== Aim ==
Don't include pictures. Quote the lines below from the first through the line that contains "height_girls_5 = [144.9, 146.9, 147.2, 148.2, 150.7]".

== Data provided ==
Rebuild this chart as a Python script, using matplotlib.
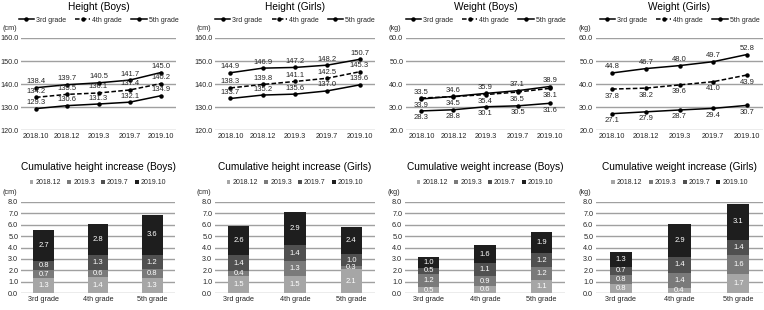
import matplotlib
matplotlib.use("Agg")
import matplotlib.pyplot as plt
from matplotlib.patches import Patch

plt.rcParams['font.family'] = ['Liberation Sans', 'DejaVu Sans']

dates = ["2018.10", "2018.12", "2019.3", "2019.7", "2019.10"]
grades = ["3rd grade", "4th grade", "5th grade"]
periods = ["2018.12", "2019.3", "2019.7", "2019.10"]

# Line chart data
height_boys_3 = [129.3, 130.6, 131.3, 132.1, 134.9]
height_boys_4 = [134.2, 135.5, 136.1, 137.4, 140.2]
height_boys_5 = [138.4, 139.7, 140.5, 141.7, 145.0]

height_girls_3 = [133.7, 135.2, 135.6, 137.0, 139.6]
height_girls_4 = [138.3, 139.8, 141.1, 142.5, 145.3]
height_girls_5 = [144.9, 146.9, 147.2, 148.2, 150.7]

weight_boys_3 = [28.3, 28.8, 30.1, 30.5, 31.6]
weight_boys_4 = [33.9, 34.5, 35.4, 36.5, 38.1]
weight_boys_5 = [33.5, 34.6, 35.9, 37.1, 38.9]

weight_girls_3 = [27.1, 27.9, 28.7, 29.4, 30.7]
weight_girls_4 = [37.8, 38.2, 39.6, 41.0, 43.9]
weight_girls_5 = [44.8, 46.7, 48.0, 49.7, 52.8]

# Cumulative increase data: values per period for each grade
cum_height_boys = {"2018.12": [1.3, 1.4, 1.3], "2019.3": [0.7, 0.6, 0.8],
                   "2019.7": [0.8, 1.3, 1.2], "2019.10": [2.7, 2.8, 3.6]}
cum_height_girls = {"2018.12": [1.5, 1.5, 2.1], "2019.3": [0.4, 1.3, 0.3],
                    "2019.7": [1.4, 1.4, 1.0], "2019.10": [2.6, 2.9, 2.4]}
cum_weight_boys = {"2018.12": [0.5, 0.6, 1.1], "2019.3": [1.2, 0.9, 1.2],
                   "2019.7": [0.5, 1.1, 1.2], "2019.10": [1.0, 1.6, 1.9]}
cum_weight_girls = {"2018.12": [0.8, 0.4, 1.7], "2019.3": [0.8, 1.4, 1.6],
                    "2019.7": [0.7, 1.4, 1.4], "2019.10": [1.3, 2.9, 3.1]}

W, H = 764, 310
fig = plt.figure(figsize=(W / 100, H / 100), dpi=100)

def px_axes(x0, y0, x1, y1):
    return fig.add_axes([x0 / W, 1 - y1 / H, (x1 - x0) / W, (y1 - y0) / H])

GRID = '#a0a0a0'
TXT = '#262626'
FS_TICK = 5.2
FS_LAB = 5.5
FS_TITLE = 7.3
FS_LEG = 5.0

def style_axes(ax):
    for s in ax.spines.values():
        s.set_visible(False)
    ax.tick_params(length=0, labelsize=FS_TICK, colors=TXT, pad=2)
    ax.yaxis.grid(True, color=GRID, lw=1.0)
    ax.set_axisbelow(True)

def line_panel(box, title, unit, ylim, yticks, s3, s4, s5, pos3, pos4, pos5):
    x0, y0, x1, y1 = box
    ax = px_axes(x0, y0, x1, y1)
    style_axes(ax)
    xs = list(range(len(dates)))
    l3, = ax.plot(xs, s3, color='black', lw=1.1, marker='o', ms=2.2, label=grades[0])
    l4, = ax.plot(xs, s4, color='black', lw=1.1, ls=(0, (3, 1.5)), marker='o', ms=2.2, label=grades[1])
    l5, = ax.plot(xs, s5, color='black', lw=1.1, marker='o', ms=2.2, label=grades[2])
    for ser, pos in ((s3, pos3), (s4, pos4), (s5, pos5)):
        for x, v in zip(xs, ser):
            off = 1.8 if pos == 'above' else -2.5
            ax.annotate(f"{v:.1f}", (x, v), xytext=(0, off), textcoords='offset points',
                        ha='center', va='bottom' if pos == 'above' else 'top',
                        fontsize=FS_LAB, color=TXT)
    ax.set_xlim(-0.48, 4.48)
    ax.set_ylim(*ylim)
    ax.set_yticks(yticks)
    ax.set_yticklabels([f"{t:.1f}" for t in yticks])
    ax.set_xticks(xs)
    ax.set_xticklabels(dates)
    cx = (x0 + x1) / 2
    fig.text(cx / W, 1 - 7 / H, title, ha='center', va='center', fontsize=FS_TITLE, color='black')
    fig.legend(handles=[l3, l4, l5], loc='center', bbox_to_anchor=(cx / W, 1 - 20 / H),
               ncol=3, frameon=False, fontsize=FS_LEG, handlelength=2.2, columnspacing=1.3,
               handletextpad=0.3, labelcolor=TXT, borderpad=0.1)
    fig.text((x0 - 11) / W, 1 - 28 / H, unit, ha='center', va='center', fontsize=FS_TICK, color=TXT)
    return ax

BAR_COLORS = ['#a6a6a6', '#7a7a7a', '#505050', '#1e1e1e']

def bar_panel(box, title, unit, data):
    x0, y0, x1, y1 = box
    ax = px_axes(x0, y0, x1, y1)
    style_axes(ax)
    xs = list(range(len(grades)))
    bottoms = [0.0] * len(grades)
    handles = []
    for p, c in zip(periods, BAR_COLORS):
        vals = data[p]
        ax.bar(xs, vals, width=0.38, bottom=bottoms, color=c, label=p, zorder=3)
        for x, v, b in zip(xs, vals, bottoms):
            ax.text(x, b + v / 2, f"{v:.1f}", ha='center', va='center',
                    fontsize=FS_LAB, color='white', zorder=4)
        bottoms = [b + v for b, v in zip(bottoms, vals)]
        handles.append(Patch(facecolor=c, label=p))
    ax.set_xlim(-0.42, 2.42)
    ax.set_ylim(0, 8)
    yt = [0, 1, 2, 3, 4, 5, 6, 7, 8]
    ax.set_yticks(yt)
    ax.set_yticklabels([f"{t:.1f}" for t in yt])
    ax.set_xticks(xs)
    ax.set_xticklabels(grades)
    cx = (x0 + x1) / 2
    fig.text(cx / W, 1 - 167 / H, title, ha='center', va='center', fontsize=FS_TITLE, color='black')
    fig.legend(handles=handles, loc='center', bbox_to_anchor=(cx / W, 1 - 183 / H),
               ncol=4, frameon=False, fontsize=FS_LEG, handlelength=0.55, handleheight=0.55,
               columnspacing=0.9, handletextpad=0.3, labelcolor=TXT, borderpad=0.1)
    fig.text((x0 - 11) / W, 1 - 192 / H, unit, ha='center', va='center', fontsize=FS_TICK, color=TXT)
    return ax

line_panel((21, 38, 176, 130), "Height (Boys)", "(cm)", (120, 160), [120, 130, 140, 150, 160],
           height_boys_3, height_boys_4, height_boys_5, 'above', 'above', 'above')
line_panel((215, 38, 375, 130), "Height (Girls)", "(cm)", (120, 160), [120, 130, 140, 150, 160],
           height_girls_3, height_girls_4, height_girls_5, 'above', 'above', 'above')
line_panel((406, 38, 565, 130), "Weight (Boys)", "(kg)", (20, 60), [20, 30, 40, 50, 60],
           weight_boys_3, weight_boys_4, weight_boys_5, 'below', 'below', 'above')
line_panel((596, 38, 763, 130), "Weight (Girls)", "(kg)", (20, 60), [20, 30, 40, 50, 60],
           weight_girls_3, weight_girls_4, weight_girls_5, 'below', 'below', 'above')

bar_panel((21, 202, 175, 293), "Cumulative height increase (Boys)", "(cm)", cum_height_boys)
bar_panel((215, 202, 375, 293), "Cumulative height increase (Girls)", "(cm)", cum_height_girls)
bar_panel((405, 202, 565, 293), "Cumulative weight increase (Boys)", "(kg)", cum_weight_boys)
bar_panel((596, 202, 763, 293), "Cumulative weight increase (Girls)", "(kg)", cum_weight_girls)

fig.savefig("out.png", dpi=100)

== Full output ==
Rebuild this chart as a Python script, using matplotlib.
import matplotlib
matplotlib.use("Agg")
import matplotlib.pyplot as plt
from matplotlib.patches import Patch

plt.rcParams['font.family'] = ['Liberation Sans', 'DejaVu Sans']

dates = ["2018.10", "2018.12", "2019.3", "2019.7", "2019.10"]
grades = ["3rd grade", "4th grade", "5th grade"]
periods = ["2018.12", "2019.3", "2019.7", "2019.10"]

# Line chart data
height_boys_3 = [129.3, 130.6, 131.3, 132.1, 134.9]
height_boys_4 = [134.2, 135.5, 136.1, 137.4, 140.2]
height_boys_5 = [138.4, 139.7, 140.5, 141.7, 145.0]

height_girls_3 = [133.7, 135.2, 135.6, 137.0, 139.6]
height_girls_4 = [138.3, 139.8, 141.1, 142.5, 145.3]
height_girls_5 = [144.9, 146.9, 147.2, 148.2, 150.7]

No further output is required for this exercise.